À la conférence organisée par l'Ivey Business School, il a partagé des recherches sur les expériences des clients de deux communautés des Territoires du Nord-Ouest, qui ont montré que les utilisateurs de Starlink avaient tendance à signaler moins de problèmes que les clients d'autres services à large bande.
Mais M. McMahon a aussi observé certaines limites de la technologie. Starlink, en particulier, a actuellement une base de clients limitée — il est devenu disponible au Canada en 2021 — et pourrait voir sa vitesse ou sa qualité de service diminuer à mesure que son adoption augmente, a-t-il donné comme exemple.
Les coûts pour les consommateurs sont également encore relativement élevés. L'entreprise facture 140 $ par mois pour le service et 499 $ pour le matériel au Canada.
«La fiabilité est quelque peu floue. Il n'y a pas de techniciens locaux pour fournir une assistance en cas de panne du service, par exemple», a déclaré M. McMahon.

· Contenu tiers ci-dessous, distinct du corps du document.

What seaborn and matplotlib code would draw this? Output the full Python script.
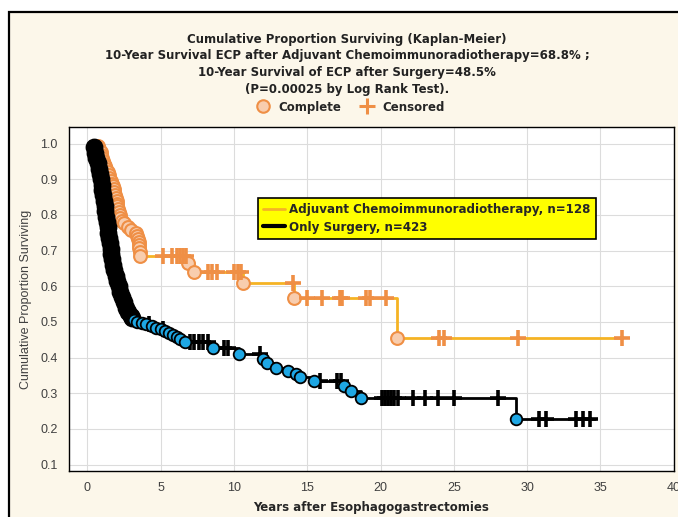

M. Arbour a ajouté que le satellite ne devrait pas être considéré comme un substitut complet au 4G ou au 5G. Il a indiqué que le ministère avait reçu des plaintes concernant des «zones mortes» où l'Internet par satellite ne semble pas fonctionner, même dans des endroits centralisés.
«Ce n'est pas au milieu de la baie d'Hudson. Ce n'est pas trop loin de la région du Grand Toronto, en fait», a-t-il spécifié.
Selon Mme Howell, ces préoccupations font écho à certaines des leçons tirées jusqu'à maintenant de l'expérience en Nouvelle-Zélande.